Monday, October 18, 2010

Joe Miller's private security team handcuffs journalist

The bizarre Alaska Senate race has gotten even stranger. Tea party candidate Joe Miller is facing mounting criticism after members of his private security team handcuffed a reporter Sunday night at a public town hall event at an Anchorage middle school.

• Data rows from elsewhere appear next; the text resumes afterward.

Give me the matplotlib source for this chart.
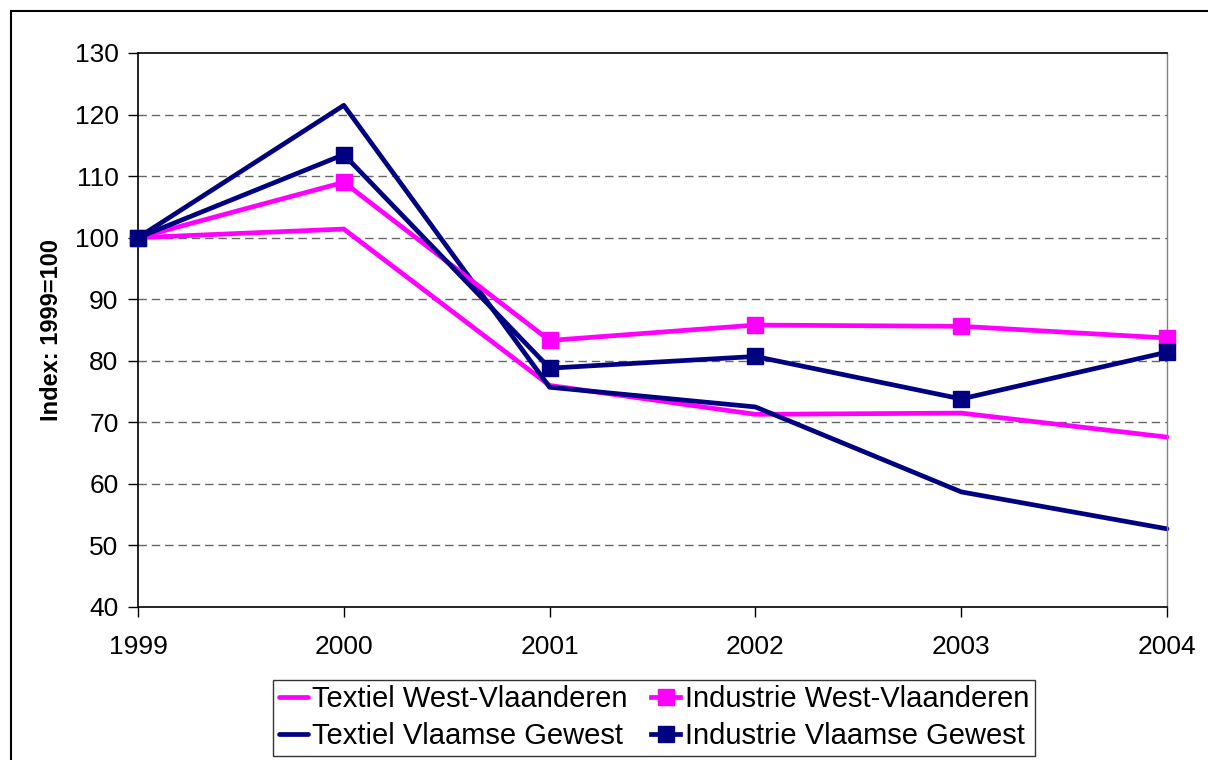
import matplotlib.pyplot as plt
from matplotlib.patches import Rectangle

plt.rcParams['font.family'] = ['Liberation Sans', 'DejaVu Sans']

# Index values (1999=100)
years = [1999, 2000, 2001, 2002, 2003, 2004]
textiel_wvl = [100, 101.4, 76.0, 71.3, 71.5, 67.6]
industrie_wvl = [100, 109.0, 83.3, 85.8, 85.6, 83.7]
textiel_vg = [100, 121.5, 75.7, 72.5, 58.7, 52.7]
industrie_vg = [100, 113.5, 78.8, 80.7, 73.8, 81.4]

magenta = '#FF00FF'
navy = '#000080'

fig = plt.figure(figsize=(12.08, 7.6), dpi=100)
ax = fig.add_axes([138/1208, 1-607/760, (1167-138)/1208, (607-53)/760])

h1, = ax.plot(years, textiel_wvl, color=magenta, lw=3.4, solid_capstyle='round',
              label='Textiel West-Vlaanderen', clip_on=False)
h3, = ax.plot(years, textiel_vg, color=navy, lw=3.4, solid_capstyle='round',
              label='Textiel Vlaamse Gewest', clip_on=False)
h2, = ax.plot(years, industrie_wvl, color=magenta, lw=3.4, marker='s', ms=11.5,
              label='Industrie West-Vlaanderen', clip_on=False, zorder=3)
h4, = ax.plot(years, industrie_vg, color=navy, lw=3.4, marker='s', ms=11.5,
              label='Industrie Vlaamse Gewest', clip_on=False, zorder=3)

ax.set_xlim(1999, 2004)
ax.set_ylim(40, 130)
ax.set_xticks(years)
ax.set_yticks(range(40, 131, 10))
ax.tick_params(labelsize=19, length=7, width=1, direction='out')
ax.tick_params(axis='x', pad=13)
ax.tick_params(axis='y', pad=7)

for y in range(50, 121, 10):
    ax.axhline(y, color='#666666', lw=1, ls=(0, (6, 3.6)), zorder=0)

for s in ['left', 'bottom', 'top']:
    ax.spines[s].set_color('black')
    ax.spines[s].set_linewidth(1.2)
ax.spines['right'].set_color('#808080')
ax.spines['right'].set_linewidth(1)

ax.set_ylabel('Index: 1999=100', fontsize=17, fontweight='bold', labelpad=8)

leg = fig.legend([h1, h3, h2, h4],
                 [h.get_label() for h in [h1, h3, h2, h4]],
                 ncol=2, loc='lower left', bbox_to_anchor=(273/1208, 1-756/760),
                 fontsize=21, frameon=True, fancybox=False, handlelength=1.0,
                 handletextpad=0.15, columnspacing=0.8, borderpad=0.2,
                 labelspacing=0.3, borderaxespad=0)
leg.get_frame().set_edgecolor('black')
leg.get_frame().set_linewidth(1)

fig.patches.append(Rectangle((11/1208, -0.05), 1.2, (760-11)/760 + 0.05,
                             transform=fig.transFigure, fill=False,
                             edgecolor='black', lw=1.5))

fig.savefig('out.png', dpi=100)
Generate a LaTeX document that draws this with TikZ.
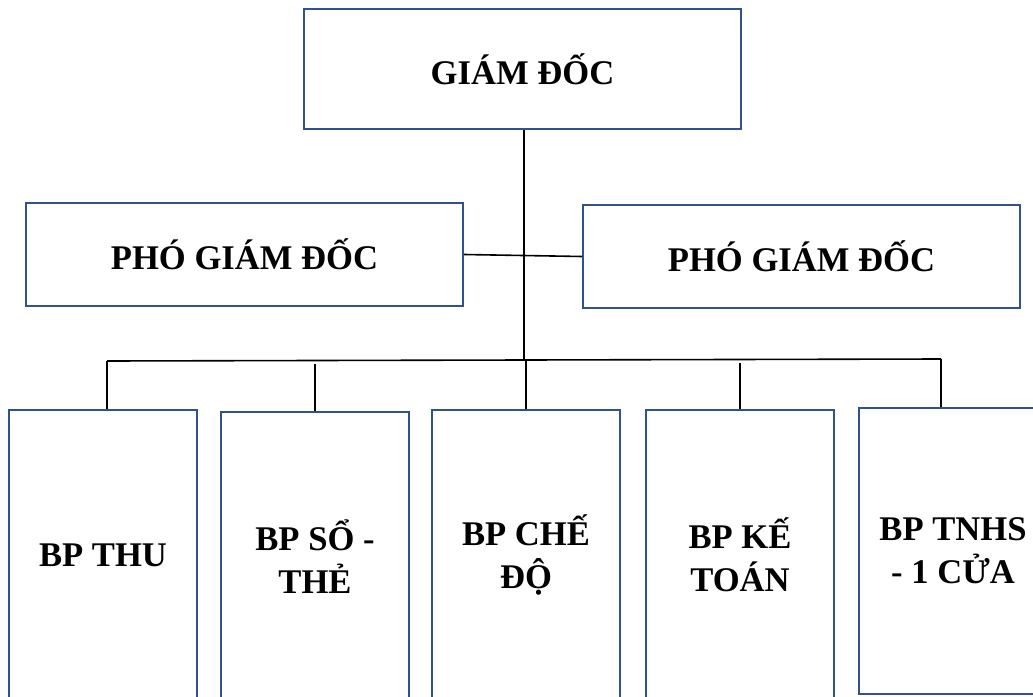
\documentclass[tikz,border=0pt]{standalone}
\usepackage{fontspec}
\setmainfont{Liberation Serif}
\usetikzlibrary{positioning}
\definecolor{boxblue}{RGB}{47,82,143}

\begin{document}
\begin{tikzpicture}[x=0.5pt,y=-0.5pt,
   box/.style={draw=boxblue,line width=1pt,rectangle,inner sep=0pt,align=center,font=\bfseries\fontsize{17.3}{21.5}\selectfont},
   head/.style={box,minimum width=218.5pt,minimum height=60pt},
   vice/.style={box,minimum width=218.5pt,minimum height=51.5pt},
   dept/.style={box,minimum width=94pt,minimum height=145pt},
   link/.style={black,line width=0.8pt}]
\useasboundingbox (0,0) rectangle (1033,696);
% boxes
\node[head] (gd) at (522.5,69) {GIÁM ĐỐC};
\node[vice] (pgd1) at (244.5,254.5) {PHÓ GIÁM ĐỐC};
\node[vice] (pgd2) at (801.5,256.5) {PHÓ GIÁM ĐỐC};
\node[dept] (bp1) at (103,555) {BP THU};
\node[dept] (bp2) at (315,557) {BP SỔ -\\THẺ};
\node[dept] (bp3) at (526,555) {BP CHẾ\\ĐỘ};
\node[dept] (bp4) at (740,555) {BP KẾ\\TOÁN};
\node[dept,minimum height=143pt] (bp5) at (953,551) {BP TNHS\\- 1 CỬA};
% connectors
\coordinate (bus) at (524,361);
\coordinate (t1) at (107,361);
\coordinate (t2) at (315,364);
\coordinate (t3) at (526,361);
\coordinate (t4) at (740,363);
\coordinate (t5) at (941,359);
\draw[link,line width=1pt] (gd.south -| bus) -- (bus);
\draw[link] (pgd1.east) -- (pgd2.west);
\draw[link] (t1) -- (t5);
\foreach \i in {1,...,5} {
   \draw[link] (t\i) -- (t\i |- bp\i.north);
}
\end{tikzpicture}
\end{document}
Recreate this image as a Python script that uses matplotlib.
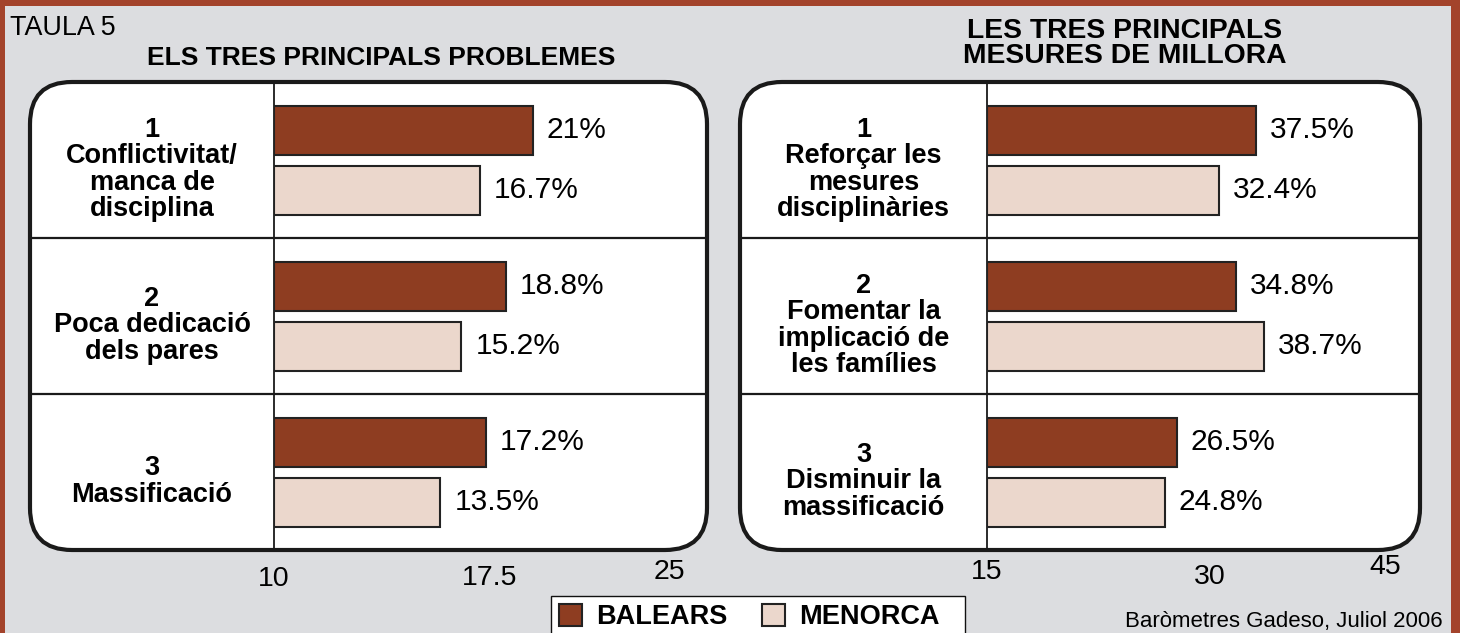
import matplotlib.pyplot as plt
from matplotlib.patches import FancyBboxPatch, Rectangle

# dades
problemes = ["1\nConflictivitat/\nmanca de\ndisciplina", "2\nPoca dedicació\ndels pares", "3\nMassificació"]
problemes_balears = [21, 18.8, 17.2]
problemes_menorca = [16.7, 15.2, 13.5]

mesures = ["1\nReforçar les\nmesures\ndisciplinàries", "2\nFomentar la\nimplicació de\nles famílies", "3\nDisminuir la\nmassificació"]
mesures_balears = [37.5, 34.8, 26.5]
mesures_menorca = [32.4, 38.7, 24.8]

# ticks tal com surten a l'original (posicio, etiqueta)
ticks_esq = [0, 17.5, 32.1]
ticks_esq_txt = ["10", "17.5", "25"]
ticks_dre = [0, 31.1, 55.6]
ticks_dre_txt = ["15", "30", "45"]

c_bal = "#8e3d21"
c_men = "#ebd7cc"
fons = "#dcdde0"
vora = "#a3432b"

plt.rcParams['font.family'] = ['Liberation Sans', 'DejaVu Sans']

W, H = 1460, 633
fig = plt.figure(figsize=(W / 100, H / 100), dpi=100, facecolor=fons)

bg = fig.add_axes([0, 0, 1, 1])
bg.set_xlim(0, W)
bg.set_ylim(H, 0)
bg.axis('off')

# marc marró
bg.add_patch(Rectangle((0, 0), W, 6, color=vora, lw=0))
bg.add_patch(Rectangle((0, 0), 5, H, color=vora, lw=0))
bg.add_patch(Rectangle((1451, 0), 9, H, color=vora, lw=0))

bg.text(10, 28, "TAULA 5", fontsize=19.4, va='center', ha='left')
bg.text(381, 58, "ELS TRES PRINCIPALS PROBLEMES", fontsize=19, fontweight='bold', ha='center', va='center')
bg.text(1125, 31, "LES TRES PRINCIPALS", fontsize=20.3, fontweight='bold', ha='center', va='center')
bg.text(1125, 56, "MESURES DE MILLORA", fontsize=20.3, fontweight='bold', ha='center', va='center')
bg.text(1443, 627, "Baròmetres Gadeso, Juliol 2006", fontsize=16, ha='right', va='baseline')

top, bot = 82, 550
caixes = [(30, 707, 274), (740, 1420, 987)]
for x0, x1, xd in caixes:
    bg.add_patch(FancyBboxPatch((x0, top), x1 - x0, bot - top, boxstyle="round,pad=0,rounding_size=42",
                                fc='white', ec='#1a1a1a', lw=3))
    bg.plot([xd, xd], [top, bot], color='#1a1a1a', lw=1.3)
    for k in (1, 2):
        yy = top + (bot - top) * k / 3
        bg.plot([x0 + 1, x1 - 1], [yy, yy], color='#1a1a1a', lw=1.6)

# caixa de la llegenda
bg.add_patch(Rectangle((551, 596), 414, 50, fc='white', ec='#111111', lw=1.0))


def panell(x0, xd, x1, px_unitat, etiquetes, bal, men, ticks, ticks_txt, ticks_dy):
    ax = fig.add_axes([xd / W, 1 - bot / H, (x1 - xd) / W, (bot - top) / H])
    ax.set_xlim(0, (x1 - xd) / px_unitat)
    ax.set_ylim(2.5, -0.5)
    ax.patch.set_alpha(0)
    for s in ax.spines.values():
        s.set_visible(False)
    ax.set_yticks([])
    ax.set_xticks(ticks)
    ax.set_xticklabels(ticks_txt, fontsize=20.5)
    ax.tick_params(axis='x', length=0, pad=10)
    for lbl, dy in zip(ax.get_xticklabels(), ticks_dy):
        lbl.set_y(dy / (bot - top))

    pos = range(len(bal))
    b1 = ax.barh([p - 0.19 for p in pos], bal, height=0.31, color=c_bal, edgecolor='#222222', lw=1.5, label="BALEARS")
    b2 = ax.barh([p + 0.195 for p in pos], men, height=0.31, color=c_men, edgecolor='#222222', lw=1.5, label="MENORCA")
    for barres, vals in ((b1, bal), (b2, men)):
        for r, v in zip(barres, vals):
            ax.annotate(f"{v:g}%", (v, r.get_y() + r.get_height() / 2), xytext=(10, 0),
                        textcoords='offset points', va='center', ha='left', fontsize=21.5)

    xc_ax = ((x0 + xd) / 2 - xd) / (x1 - xd)
    for p, t in zip(pos, etiquetes):
        ax.text(xc_ax, p + 0.06, t, transform=ax.get_yaxis_transform(), ha='center', va='center',
                fontsize=19.5, fontweight='bold', linespacing=1.02)
    return b1, b2


h = panell(30, 274, 707, 12.33, problemes, problemes_balears, problemes_menorca,
           ticks_esq, ticks_esq_txt, [-2, -1, 5])
panell(740, 987, 1420, 7.16, mesures, mesures_balears, mesures_menorca,
       ticks_dre, ticks_dre_txt, [5, 0, 10])

leg = fig.legend(handles=list(h), labels=["BALEARS", "MENORCA"], ncol=2, loc='upper left',
                 bbox_to_anchor=(551 / W, 1 - 596 / H), borderaxespad=0, frameon=False,
                 prop={'weight': 'bold', 'size': 19.5}, handlelength=0.85, handleheight=0.85,
                 handletextpad=0.5, columnspacing=1.3, borderpad=0.3)

fig.savefig("out.png", dpi=100, facecolor=fons)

According to the Anchorage Daily News, Tony Hopfinger of Alaska Dispatch was trying to ask Miller about his departure from Fairbanks North Star Borough when he was surrounded by private security personnel who told Hopfinger to leave. As Miller escaped out the side door and a mob enveloped the reporter, Hopfinger said he felt threatened by the men in dark suits and crew cuts and pushed one away. Hopfinger says he was immediately shoved against a wall with his hands behind his back as steel handcuffs were put on his wrists by guards who dragged him into the hallway.
While Hopfinger was still in handcuffs, the guards attempted to prevent other reporters from talking to him and threatened them too with arrest for trespass. A Daily News reporter interviewed Hopfinger anyway. No other reporters were arrested, though a few shoving matches and chest bumps ensued as the guards attempted to cordon off Hopfinger and block photographs and videos from being taken of the bizarre school scene.
When police arrived, officers told security firm owner William Fulton to release Hopfinger. Police took statements from witnesses before leaving, and no charges have been filed.

Fulton claimed Hopfinger was trespassing at a private event, even though the free town hall was publicly advertised, open to the public and held at a public building. He also claimed he had been watching Hopfinger because the reporter had "something in his hand," though he eventually admitted the object was obviously not a gun.
The Miller campaign released a written one-paragraph statement from Fulton, then followed with a statement titled, "Liberal Blogger 'Loses It' at Town Hall Meeting." In that statement, Miller accused Hopfinger of assaulting someone and of taking advantage of the meeting to "create a publicity stunt." He said his personal security detail had to take action to detain "the irrational blogger."
Meanwhile, the criticism and commentary is spreading across the Internet. Sitka Mayor Scott McAdams, Miller's Democratic opponent, sent Miller a message on Twitter reading, "in case you were unaware, the Constitution also applies to reporters." Eric Boehlert of Media Matters called the incident "this year's Macaca Moment," referring to former Republican Sen. George Allen's racist on-camera remark that cost him a close 2006 election to Democrat Jim Webb. Slate's Dave Weigel also has some interesting analysis:
First, an entourage of the size captured by the Anchorage Daily News's photographer isn't on every campaign; on the trail, I usually encounter a driver or two accompanying Senate candidates. Second, it's unusual for a security detail to go the extra step of handcuffing someone, especially if that someone isn't armed. Third, read Miller's statement: the campaign's strategy is to recast Hopfinger as a man "obsessed" with Miller, because he... writes about him and attends events.
The Huffington Post also provides some background on Dropzone Security Services, a group which Alaska blogger Shannyn Moore calls "Joe Miller's Alaskan militia":
The DZ bragged to patrons about their security squad being littered with former Blackwater operatives. Not disclosing full names and a preference for cash transactions were commonplace. A poster of President Obama as the Joker hangs in their front window.
Just so everyone is clear: A serious candidate for the United States Senate is surrounding himself with right-wing extremists and former Blackwater operatives who physically detain journalists who ask too many questions. Betcha won't see that on Sarah Palin's Alaska ©.

UPDATE: Miller's press release after the incident stated the school required him to provide security for the event, which explained why the Dropzone team was present in the first place. Alaska blogger Shannyn Moore has confirmed with school district officials that the district does not in fact require security, meaning Miller was lying.
UPDATE 2: The Alaska Daily News now reports that two members of Miller's security team are active-duty military, and may have been moonlighting for Drop Zone without the Army's permission:
The soldiers, Spc. Tyler Ellingboe, 22, and Sgt. Alexander Valdez, 31, are assigned to the 3rd Maneuver Enhancement Brigade at Fort Richardson. Maj. Bill Coppernoll, the public affairs officer for the Army in Alaska, said the two soldiers did not have permission from their current chain of command to work for the Drop Zone, but the Army was still researching whether previous company or brigade commanders authorized their employment.